When my wife got into genealogical research about 20 years ago I never expected that I would end up photographing grave stones of people we’re not even related to. But that’s exactly what we did yesterday. And it was a lot of fun.
Twenty years ago my wife spent many hours at the National Archives in Washington, D.C., pouring over census reports. She hung out in libraries, researching records compiled and published by the Church of the Latter Day Saints. And from time to time she made a discovery that pushed our knowledge of our ancestry back another generation.
But times have changed. With the advent of the Internet, a world-wide community of genealogy researchers has formedand along with it, a new spirit of cooperation and mutual help. It was the spirit of cooperation that took us to Front Royal’s Prospect Hill Cemetery to photograph tombs of people we don’t know who lived and died more than a century ago.

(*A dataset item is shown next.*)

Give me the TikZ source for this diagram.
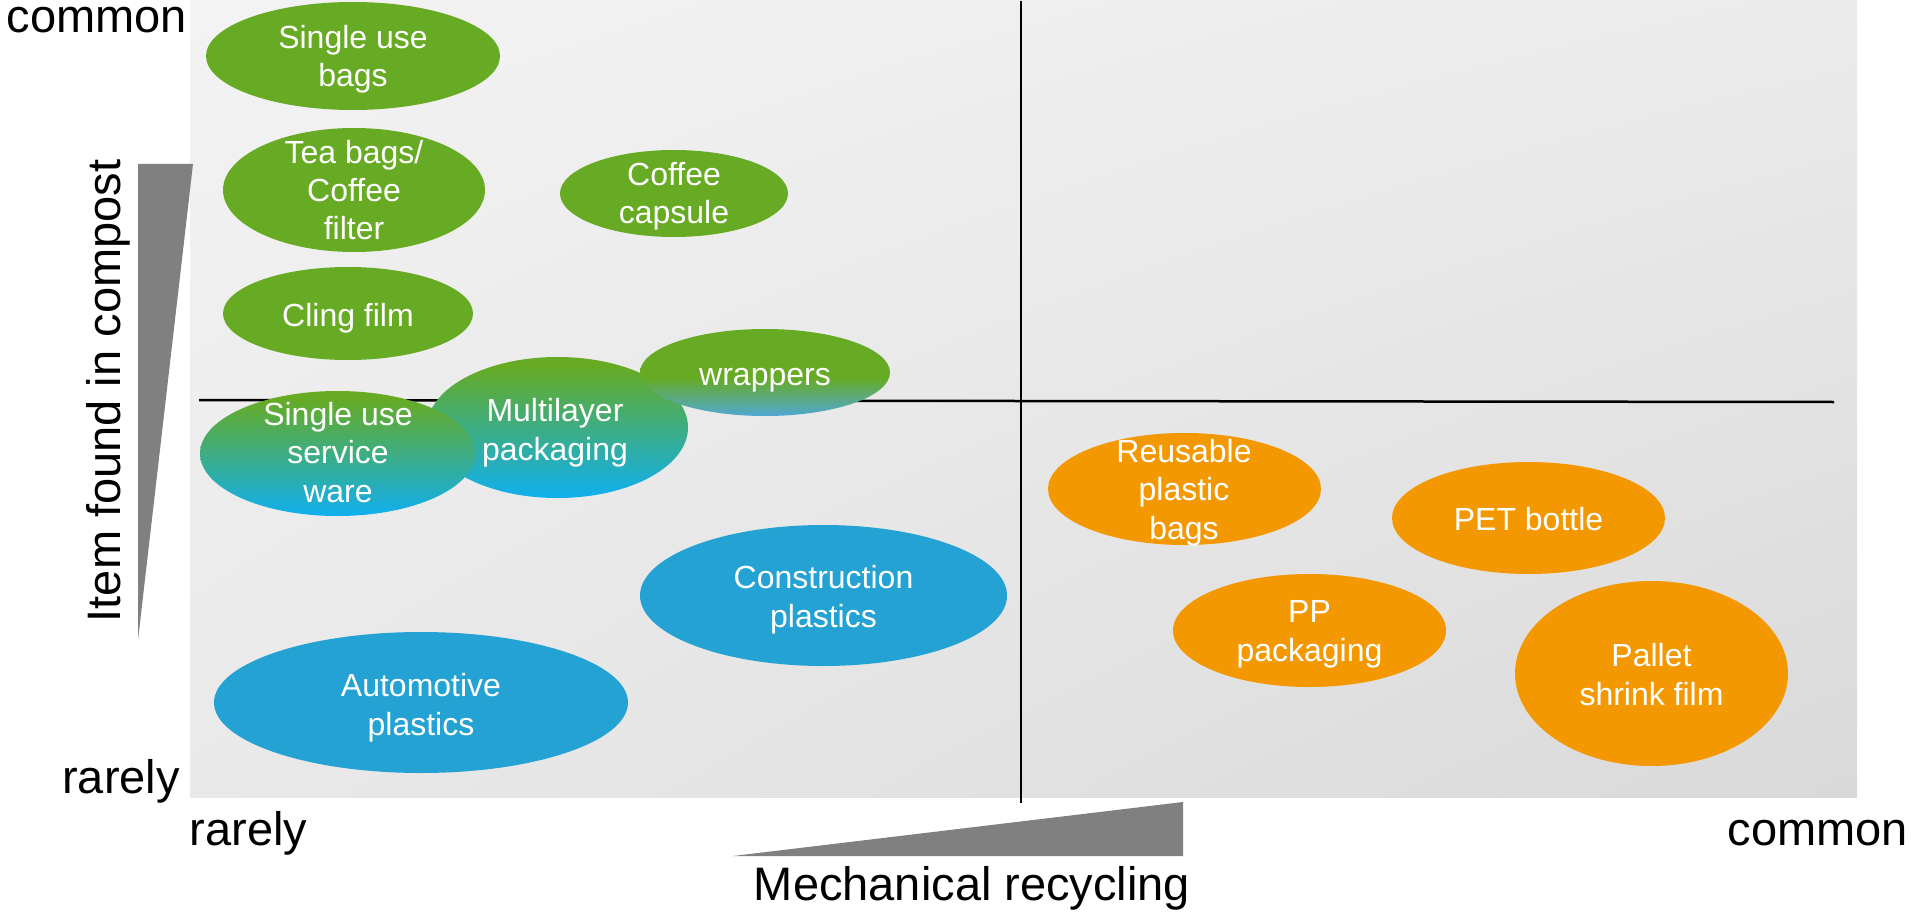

Ancestry.com produces an unspoken cooperation, and it has proven quite useful from time to time. But recently my wife came across a new genealogy collaboration site called Find a Grave. Among other things, this site allows you to request help in locating a grave. Researchers are able to post what they know about the burial location of a relative and then people who live in that area, if they are so inclined, may go to the cemetery and try to find the actual grave site. They can then post any new information that has been discovered, descriptions of the site in question, photographs, and even tomb stone rubbing facsimiles. It’s a great service and could be quite helpful for researching relatives from long ago who lived in a location a little too far away for a quick jaunt on a Saturday afternoon.
So yesterday we headed up to Front Royal’s Prospect Hill Cemetery to take photographs of grave stones that had been requested through Find a Grave. With the help of one of the cemetery workers, we were able to locate the general area of quite a few different graves and then we headed out, map in hand, to try to locate the actual individual graves markers.
We managed to locate only a few of them. We took a photo of one stone that had the correct name and the correct death date, but the date of birth was off by 11 years from what had been requested. We’re quite sure that this was the correct grave marker, but that at some stage in the process some incorrect information had been recorded. The photograph of this grave stone, with its different birth date, may prove to be of great value to the researcher who may be having trouble finding more information due to the discrepancy.
I really love being a photographer. And I love being able to help people out in this unique and interesting way.
Remember that time we were in Savannah and went to a Civil war cemetary---and it was covered with cockroaches? These pictures are lovely, though, and I think history can be found here.